During their visit to Buckingham Palace, US president Donald Trump and his wife Melania exchanged carefully chosen gifts with the Queen of England and her husband, Prince Philip.
The Trumps gave the Queen a $650 Tiffany’s red poppy brooch in silk and silver, the symbol of remembrance for World War I’s dead. Prince Philip was gifted a “personalized” Air Force One bomber jacket and the autobiography of the US military commander who led the first bombing of Japan after Pearl Harbor.
The Queen and her husband’s gift to the president was an abridged first edition of The Second World War by prime minister Winston S. Churchill. The six-volume history of the war won Churchill the Nobel Prize in Literature in 1953 for its “for his mastery of historical and biographical description as well as for brilliant oratory in defending exalted human values.”
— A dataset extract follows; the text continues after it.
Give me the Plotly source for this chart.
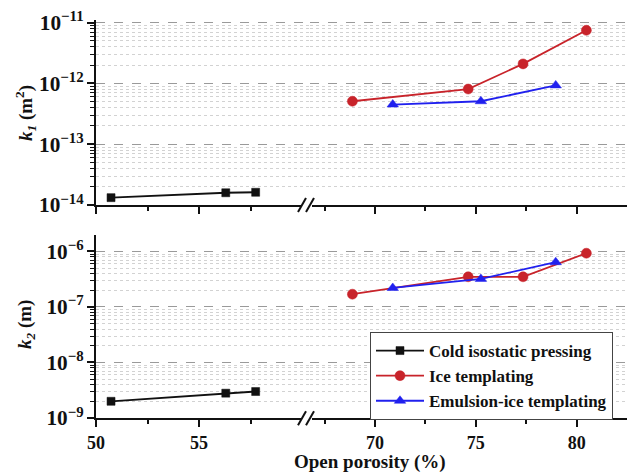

Crafted from Churchill’s own notes, official correspondence, and personal remembrances, with the help of editors from Life magazine, the set has been described as an “invaluable” record of the war. Neither Soviet leader Joseph Stalin nor US president Franklin D. Roosevelt wrote a similar history, and it was serialized in the New York Times.
It details Churchill’s struggles to get the US involved in the war, the sometimes uneasy alliance between the three Allied powers, and the eventual defeat of their enemies. It is difficult not to read historical arguments against the alliance-threatening, nationalist, imperialist policies Trump has pursued.
Writing about the success of D-Day, for example, Churchill glowingly portrays the strength that comes from the partnership between the Allied Armies:
Complete unity prevails throughout the Allied Armies. There is a brotherhood in arms between us and our friends of the United States. There is complete confidence in the Supreme Commander General Eisenhower…the ardour and spirit of the troops, as I saw myself embarking in these last few days, was splendid to witness.
And writing about Italian dictator Benito Mussolini, Churchill underlines the eventual dangers of ignoring democratic processes and seizing absolute control of your own government:
Mussolini now had to bear the brunt of the military disasters into which he had, after so many years of rule, led his country. He has exercised almost absolute control and could not cast the burden on the monarchy, Parliamentary Institutions, the Fascist Party, or the General Staff. All fell on him. Now that the feeling that the war was lost spread through well-informed circles in Italy the blame fell upon the man who had so imperiously thrust the nation on the wrong and losing side…The lonely dictator sat at the summit of power, while military defeat and Italian slaughter in Russia, Tunis, and Sicily, were the evident prelude to direct invasion.
Trump was also gifted a pen set. His wife was gifted a “specially commissioned silver box with a handcrafted enamel lid” in the pattern of the Music Room in Buckingham Palace.